In seguito furono raccolte altre testimonianze. Per esempio, padre Nazareno D’Arpaise, che all’epoca era padre Superiore del Convento di Sant’Anna, ha descritto così ciò che accadde una sera in cui Padre Pio, all’ora di cena, si era ritirato nella sua celletta mentre la comunità sedeva ancora in refettorio: «Si intese una forte detonazione nella sua stanzetta, ch’era sulla volta del refettorio. Mandai fra Francesco da Torremaggiore alla stanza di Padre Pio, immaginando che avesse bisogno di qualche cosa e avendo chiamato invano pensai avesse lanciato una sedia in mezzo alla stanza per essere inteso. Il fratello andò su e domandò di che cosa avesse bisogno, ma Padre Pio rispose: “Non ho chiamato, né ho bisogno di niente”.
Assicuratomi che non aveva bisogno di niente, si continuò a cenare. Nelle sere successive la detonazione avveniva egualmente. A refettorio i frati incominciarono a immaginare e a fantasticare».

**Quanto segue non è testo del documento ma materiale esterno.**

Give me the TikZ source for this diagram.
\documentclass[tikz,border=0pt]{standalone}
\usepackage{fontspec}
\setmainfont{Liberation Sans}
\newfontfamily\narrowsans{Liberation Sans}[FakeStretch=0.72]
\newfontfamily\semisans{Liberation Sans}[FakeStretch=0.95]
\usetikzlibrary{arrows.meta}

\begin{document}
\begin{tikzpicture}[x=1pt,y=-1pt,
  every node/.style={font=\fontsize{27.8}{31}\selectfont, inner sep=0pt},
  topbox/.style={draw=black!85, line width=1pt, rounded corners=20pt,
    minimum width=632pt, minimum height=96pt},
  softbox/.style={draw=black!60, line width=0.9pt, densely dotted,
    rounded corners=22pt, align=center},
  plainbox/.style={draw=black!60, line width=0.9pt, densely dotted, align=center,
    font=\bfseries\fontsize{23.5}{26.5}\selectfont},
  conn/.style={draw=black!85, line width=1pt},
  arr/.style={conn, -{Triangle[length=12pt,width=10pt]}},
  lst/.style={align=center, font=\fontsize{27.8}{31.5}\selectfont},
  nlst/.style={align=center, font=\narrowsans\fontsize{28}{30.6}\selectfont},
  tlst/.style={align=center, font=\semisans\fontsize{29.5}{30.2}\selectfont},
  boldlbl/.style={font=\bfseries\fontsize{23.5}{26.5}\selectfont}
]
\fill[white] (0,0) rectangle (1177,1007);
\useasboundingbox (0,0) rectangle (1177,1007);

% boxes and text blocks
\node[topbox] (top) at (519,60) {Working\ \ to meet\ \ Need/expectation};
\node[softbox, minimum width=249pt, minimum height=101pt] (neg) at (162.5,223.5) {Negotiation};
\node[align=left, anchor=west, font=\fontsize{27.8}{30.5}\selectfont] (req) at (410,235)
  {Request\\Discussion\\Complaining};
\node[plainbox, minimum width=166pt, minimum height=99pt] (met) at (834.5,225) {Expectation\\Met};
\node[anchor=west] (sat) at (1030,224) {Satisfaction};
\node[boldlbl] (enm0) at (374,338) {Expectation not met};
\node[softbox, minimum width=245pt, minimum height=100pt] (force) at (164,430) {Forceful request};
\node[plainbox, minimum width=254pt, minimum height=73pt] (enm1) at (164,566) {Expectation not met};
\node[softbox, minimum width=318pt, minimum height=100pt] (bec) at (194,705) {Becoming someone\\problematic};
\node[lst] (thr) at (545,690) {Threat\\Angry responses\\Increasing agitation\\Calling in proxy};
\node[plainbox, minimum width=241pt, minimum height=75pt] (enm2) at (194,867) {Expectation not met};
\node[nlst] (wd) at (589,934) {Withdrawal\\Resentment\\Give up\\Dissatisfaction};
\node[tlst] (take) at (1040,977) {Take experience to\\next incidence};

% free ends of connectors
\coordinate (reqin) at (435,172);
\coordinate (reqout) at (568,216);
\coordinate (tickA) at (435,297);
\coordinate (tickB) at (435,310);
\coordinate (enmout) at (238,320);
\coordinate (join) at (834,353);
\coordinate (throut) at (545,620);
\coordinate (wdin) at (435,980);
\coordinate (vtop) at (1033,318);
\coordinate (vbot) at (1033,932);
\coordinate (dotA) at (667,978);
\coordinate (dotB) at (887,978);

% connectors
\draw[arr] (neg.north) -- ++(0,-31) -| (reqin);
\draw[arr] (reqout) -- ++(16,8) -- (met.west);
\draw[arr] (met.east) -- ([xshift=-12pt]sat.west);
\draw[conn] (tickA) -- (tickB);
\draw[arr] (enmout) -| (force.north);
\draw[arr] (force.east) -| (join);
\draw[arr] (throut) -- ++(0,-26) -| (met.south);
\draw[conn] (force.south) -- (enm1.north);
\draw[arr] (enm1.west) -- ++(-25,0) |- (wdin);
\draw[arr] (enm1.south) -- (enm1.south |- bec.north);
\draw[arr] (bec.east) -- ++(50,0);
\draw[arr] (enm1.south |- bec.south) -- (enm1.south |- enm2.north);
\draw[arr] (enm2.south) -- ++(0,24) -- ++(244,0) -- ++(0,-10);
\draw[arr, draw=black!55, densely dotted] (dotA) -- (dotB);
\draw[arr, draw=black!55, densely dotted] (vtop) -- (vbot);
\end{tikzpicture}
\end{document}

Aggiunge padre Nazareno nella sua relazione: «Una volta mi raccontò che il demonio lo tentava con tutte le forze e avveniva tra loro una forte colluttazione ma egli mi diceva: “Grazie a Dio vinco sempre”». Un’altra annotazione riporta a quello che ha testimoniato padre Paolino da Casacalenda: «Dopo la detonazione, cioè la “lotta” tra il maligno e Padre Pio, si trovava in un bagno di sudore e bisognava cambiarlo da capo a piedi. Ricordo, e non esagero, che una volta con le sole mutande riempii quasi un bacile d'acqua».